MOCO

砂の器のMOCOのレビュー・感想・評価

砂の器(1974年製作の映画)
4.5
「『あなたの息子は、見所のある頭のいい子だから、きっとどこかで立派に成長しているだろう、そしてそのうちに必ず、必ずきっと会いに来るに相違ない』繰り返し繰り返し、繰り返し繰り返し・・・」

 この映画のタイトルの「砂の器」がスクリーンに登場するのは、巡礼の旅の途中の本浦秀夫が一人夕暮れの海辺で砂の器を作り木の板に並べるオープニングのシーン、本編で唐突に流れる川辺のシーンです。一生懸命並べた「砂の器」は風にさらされ、ぼろぼろと崩れていく。ただそれだけの映像です。
 記憶では原作にこのタイトルに関する記述は一切なかったと思います・・・。
 砂で作った器は「偽りの器」存続し続ける事は出来ないということなのでしょうか?。「砂の器」はこの物語の犯人の「偽りの人生」そのものなのです。

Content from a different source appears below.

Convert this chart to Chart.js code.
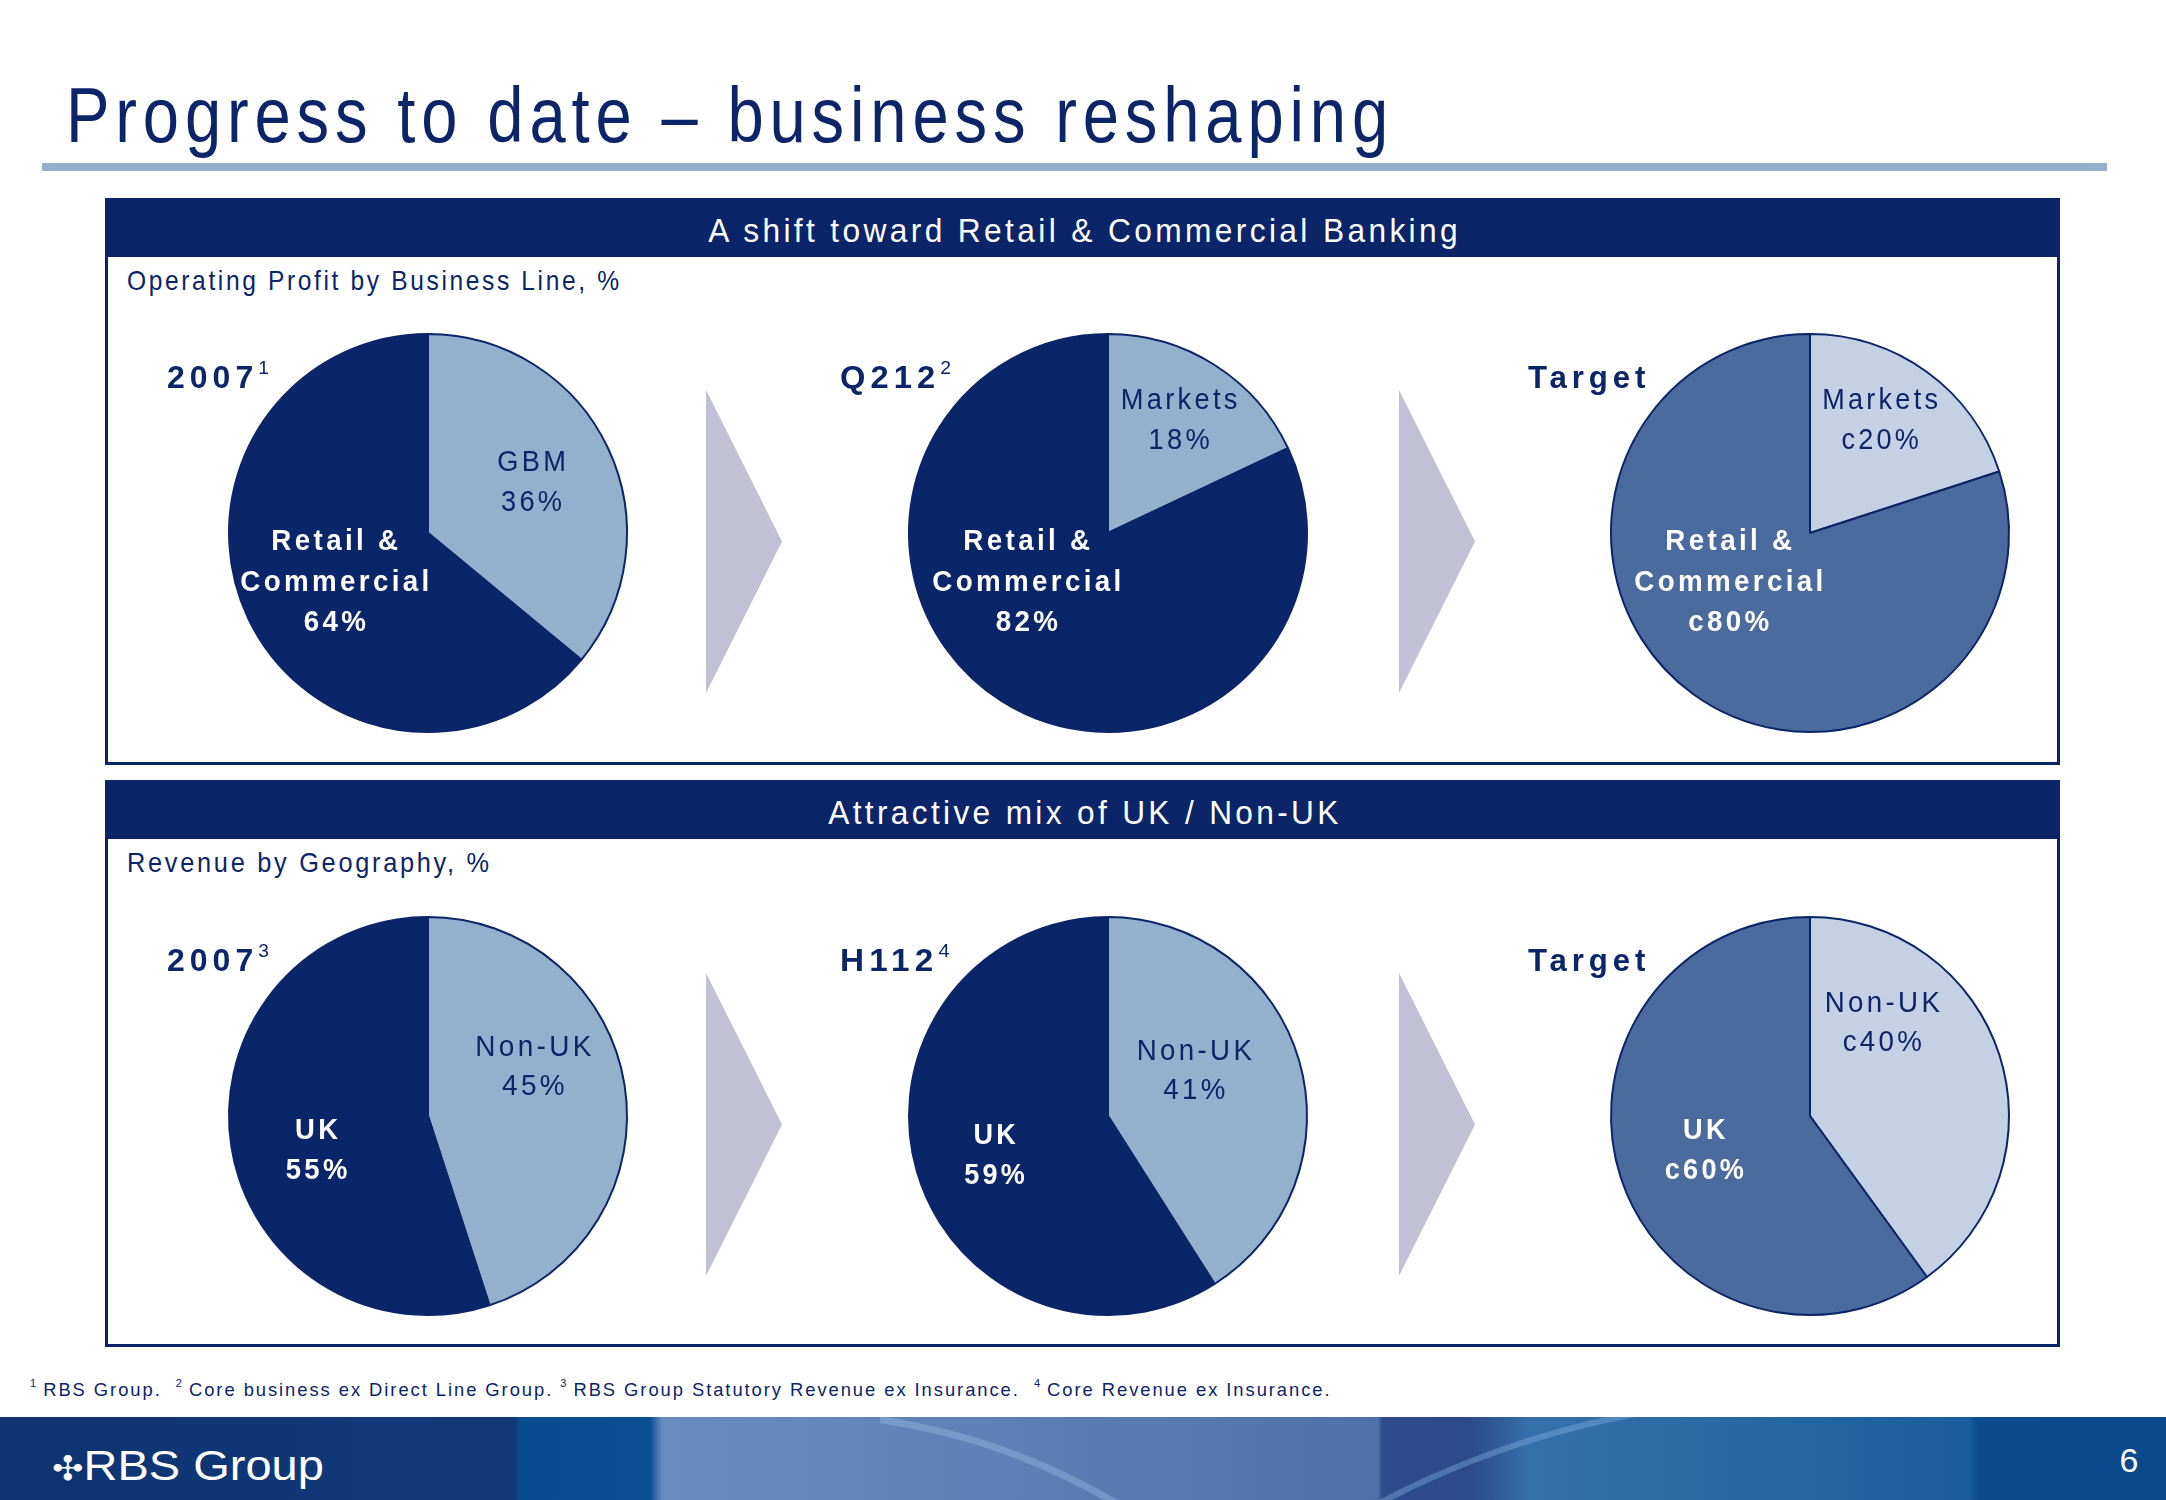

 原作の犯人は捜査を混乱させるためアリバイ工作に利用した知人を殺すなど、同情の余地がない凶悪知能犯のためタイトルに違和感はないのですが、映画では苦難の巡礼に映像時間を割くため、犯人への同情が強くなってしまいタイトルが今一つしっくりしない気がします。したがって観賞後の印象と読後の印象は全く一致しません。

 冒頭の東北での聞き込みで証言される不審な男は、小説では重要なキーマン、アリバイ作りに利用され殺されてしまう男なのですが上映時間の限界なのでしょう、映画ではそのあとは全く触れられていません。
 それでも、紙吹雪の女、出雲でも使われる東北弁、かめだに結び付く亀嵩、戦災による本籍復活、突然の旅行先変更、連日訪れた映画館、恨みをかうはずない被害者など「そうだったのか!」という場面は何度も訪れ、漠然と犯人を探す前半と、逮捕状を請求して捜査を回顧しながら、犯人の経歴と動機に触れる後半では作品のテンポが変わりぐいぐい引き込まれまる構成の上手さが光ります。

「『こんな顔の人は知らない』・・・では、見たことも会ったこともないのですね。それじゃぁこの人によく似たような人、例えばあなたがよくご存知で6つか7つの子供をこの青年にしてみたとしたら、それでも心当たりありがありませんか?」今西 栄太郎に写真を見せられた本浦千代吉は狼狽し奇声を発しながら愛する息子を守ろうと否定し続けます(原作ではすでに千代吉は存命していません)。

 初めて観たのは中学生の時の劇場公開でした。久々の鑑賞も映画館になりました。
 この映画の丹波哲郎さんの演技は実に魅力的です。
 島田洋子さんのはかなげな美しさも、
 加藤嘉さんの味のある「しらねぇ」のセリフも、
 緒形拳さんの駐在所員の躍動感も、
 森田健作さんの過剰?な演技も・・・みんな記憶の通り健在でした。

 多くの映画関係者・映画ファンが日本映画のベスト10にランクする映画「宿命」で「ピアノと管弦楽のための組曲 宿命」をバックに傷ついた親子が日本の四季を歩くシーンは日本映画の至宝と言っても過言では有りません。
 美しいテーマ曲「ピアノと管弦楽のための組曲 宿命」を作曲しピアノ演奏しているのは、作曲家・ジャズピアニストの菅野 光亮氏。
「ピアノと管弦楽のための組曲 宿命」無くしては「砂の器」の高評価はあり得ず、あまり知られてはいない菅野 光亮氏の功績こそ大きいのです。

 作品に感動した上、音楽の素晴らしさに、LPレコードも買い、原作も読んだ思い出の邦画、原作とはスポットの当て方が違うのですが、橋本忍氏山田洋次氏共同脚本だから成し得た人間性を前面に出した重量感のある作品です。

 遠い昔、3つ年上の親戚のお兄ちゃんが劇場で観たこの映画の話をしてくれたのがこの映画を観るきっかけになったのも良い想い出です。